LA INFIDELIDAD
Luis Aleixandre Giménez | Mala sombra

El agua desborda el ala del sombrero y se precipita sobre el pavimento del callejón. El detective Galindo está de pie, tras un contenedor de basura. La luz ambarina de una farola le permite distinguir el portal en el que ha entrado su objetivo. Un par de automóviles y una ristra de motocicletas de una empresa de mensajería permanecen estáticos bajo el aguacero. Un inesperado relámpago ilumina la fachada del hostal y Galindo posa la mirada en la ventana del segundo piso, la única que clarea en todo el edificio. Allí está ella, la esposa infiel que desahoga sus pasiones, a escondidas, con un joven al que doblaba la edad.
La luz del rótulo del establecimiento titila, como si el frío de la noche lo hiciera temblar, y el detective, con la mirada perdida en los reflejos desdibujados de los charcos, ahonda en el asunto que lleva entre manos. Es, sin duda, el más delicado de cuantos ha participado.
A media tarde, la mujer a la que debía seguir abandonó el hospital en el que trabaja, y Galindo, oculto bajo el sombrero y las solapas de su gabardina, se convirtió en su sombra. Bajo un llamativo paraguas de colores había cruzado la avenida. Dentro de un bar de copas le esperaba un apuesto joven que intensificaba el brillo de sus ojos y le arrancaba sonrisas inextinguibles.
El reloj de su muñeca le indica que se acerca la media noche, la hora en que cenicienta perdió su zapato. Al levantar la vista, Galindo los ve salir del portal. Sonrientes. Abrazados bajo el vistoso paraguas.
Tiene el tiempo justo.
El detective espera a que doblen la esquina e inicia una carrera bajo la lluvia. Llega a su coche jadeando. Entra, arranca el motor, pone primera y pisa a fondo el acelerador. Las ruedas patinan sobre el asfalto mojado y el investigador pierde el control del vehículo, que se empotra contra un automóvil aparcado.
«¡Joder!», maldice, «tengo que llegar antes que ella».
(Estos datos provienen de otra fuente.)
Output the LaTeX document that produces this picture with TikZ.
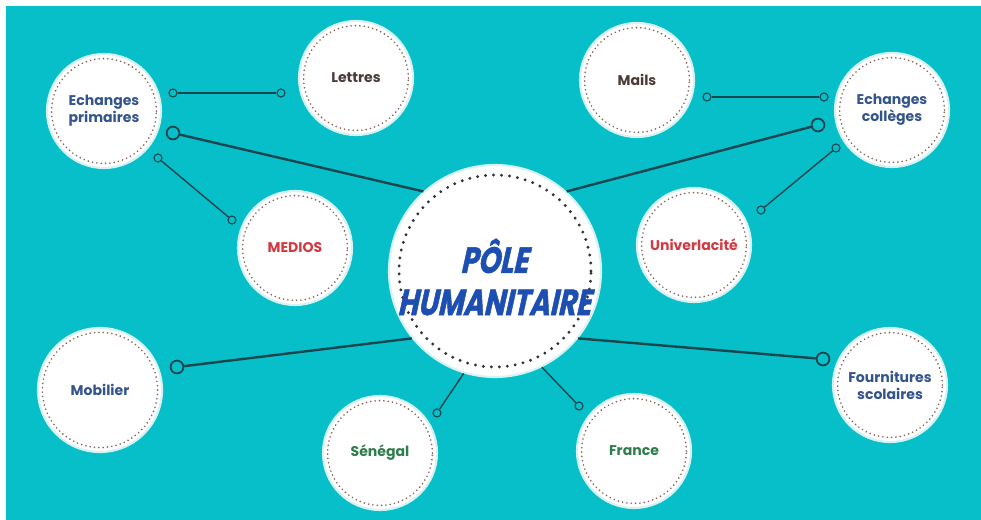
\documentclass[tikz,border=0pt]{standalone}
\usepackage{fontspec}
\setmainfont{Poppins}
\newfontfamily\polefont[FakeSlant=0.22,FakeStretch=0.76,FakeBold=1.2]{Poppins}
\usepackage{tikz}
\usetikzlibrary{shapes}
\definecolor{lagoon}{HTML}{06BFC8}
\definecolor{rim}{HTML}{D6F2F3}
\definecolor{linkc}{HTML}{1A4650}
\definecolor{dotbrown}{HTML}{8E6158}
\definecolor{navy}{HTML}{34558B}
\definecolor{umber}{HTML}{4B3B37}
\definecolor{redlab}{HTML}{D23A43}
\definecolor{greenlab}{HTML}{2F7D4C}
\definecolor{poleblue}{HTML}{1D4FB3}
\tikzstyle{bubble}=[circle,fill=white,draw=rim,line width=1.5pt,inner sep=0mm,minimum size=2.85cm,align=center,font=\bfseries\fontsize{10}{12}\selectfont]
\tikzstyle{ring}=[draw=dotbrown,line width=1.3pt,line cap=round,dash pattern=on 0pt off 3.1pt]
\tikzstyle{bigring}=[draw=black!80,line width=2.3pt,line cap=round,dash pattern=on 0pt off 5.7pt]
\tikzstyle{pin}=[circle,draw=linkc,fill=lagoon,line width=0.8pt,inner sep=0mm,minimum size=2mm]
\tikzstyle{bigpin}=[circle,draw=linkc,fill=lagoon,line width=1.3pt,inner sep=0mm,minimum size=3.2mm]
\tikzstyle{link}=[draw=linkc,line width=1pt]
\tikzstyle{mainlink}=[draw=linkc,line width=1.7pt]

\begin{document}
\begin{tikzpicture}[x=0.025cm,y=-0.025cm]
      \useasboundingbox (0,0) rectangle (981,520);
      \fill[white] (0,0) rectangle (981,520);
      \fill[lagoon] (6,6) rectangle (990,530);
      % centre
      \node[bubble,minimum size=5.3cm] at (495,271) (pole) {};
      \draw[bigring] (pole.center) circle (2.4cm);
      \node[text=poleblue,font=\polefont\bfseries\fontsize{26}{30}\selectfont,align=center] at (494,277) (poletext) {PÔLE\\HUMANITAIRE};
      % bubbles
      \node[bubble,text=navy] at (104,111) (primaires) {Echanges\\primaires};
      \node[bubble,text=umber] at (356,78) (lettres) {Lettres};
      \node[bubble,text=redlab] at (295,248) (medios) {MEDIOS};
      \node[bubble,text=umber] at (637,80) (mails) {Mails};
      \node[bubble,text=navy] at (892,110) (colleges) {Echanges\\collèges};
      \node[bubble,text=redlab] at (694,245) (univer) {Univerlacité};
      \node[bubble,text=navy,minimum size=3.1cm] at (100,390) (mobilier) {Mobilier};
      \node[bubble,text=greenlab] at (380,453) (senegal) {Sénégal};
      \node[bubble,text=greenlab] at (634,451) (france) {France};
      \node[bubble,text=navy] at (890,385) (fournitures) {Fournitures\\scolaires};
      \foreach \b in {primaires,lettres,medios,mails,colleges,univer,senegal,france,fournitures}
        \draw[ring] (\b.center) circle (1.31cm);
      \draw[ring] (mobilier.center) circle (1.44cm);
      % pins
      \node[pin] at (173,93) (pa1) {};
      \node[pin] at (281,93) (pa2) {};
      \node[bigpin] at (173,133) (pa3) {};
      \node[pin] at (158,158) (pa4) {};
      \node[pin] at (232,220) (pa5) {};
      \node[pin] at (707,97) (pb1) {};
      \node[pin] at (824,97) (pb2) {};
      \node[bigpin] at (818,125) (pb3) {};
      \node[pin] at (761,210) (pb4) {};
      \node[pin] at (836,148) (pb5) {};
      \node[bigpin] at (177,367) (pc1) {};
      \node[pin] at (437,413) (pc2) {};
      \node[pin] at (579,406) (pc3) {};
      \node[bigpin] at (823,359) (pc4) {};
      % links
      \draw[link] (pa1) -- (pa2);
      \draw[link] (pa4) -- (pa5);
      \draw[link] (pb1) -- (pb2);
      \draw[link] (pb4) -- (pb5);
      \draw[mainlink] (pole.132) -- (pa3);
      \draw[mainlink] (pole.48) -- (pb3);
      \draw[mainlink] (pole.219) -- (pc1);
      \draw[mainlink] (pole.321) -- (pc4);
      \draw[link] (pole.253) -- (pc2);
      \draw[link] (pole.296) -- (pc3);
\end{tikzpicture}
\end{document}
Se desentiende del accidente, no hay tiempo para notas en el parabrisas. Ve salir un humillo blanco del capó, pero aun así da marcha atrás y acelera. Doscientos metros más adelante el motor dice basta. Abandona el coche y emprende una frenética carrera contrarreloj. Cruza calles y recorre avenidas bajo el aguacero. Pierde su sombrero, pero ni así se detiene. «No lo conseguiré», piensa al divisar a lo lejos el edificio donde vive.
Está exhausto.
Vuela sobre los escalones. Entra en casa. Se quita la ropa empapada y se pone el pijama. En ese instante se abre la puerta del apartamento y entra su esposa con un paraguas de colores en la mano.
―Hola, cariño. ¿Aún no te has acostado?
―Me he levantado a por un vaso de agua. ¿Todo bien en el trabajo?
―Sí, solo estoy un poco agotada. Será mejor que descansemos.
En la oscuridad de la alcoba, abrazados bajo las sábanas, ella duerme plácidamente sin saber que un ángel guardián vela por ella durante sus infidelidades.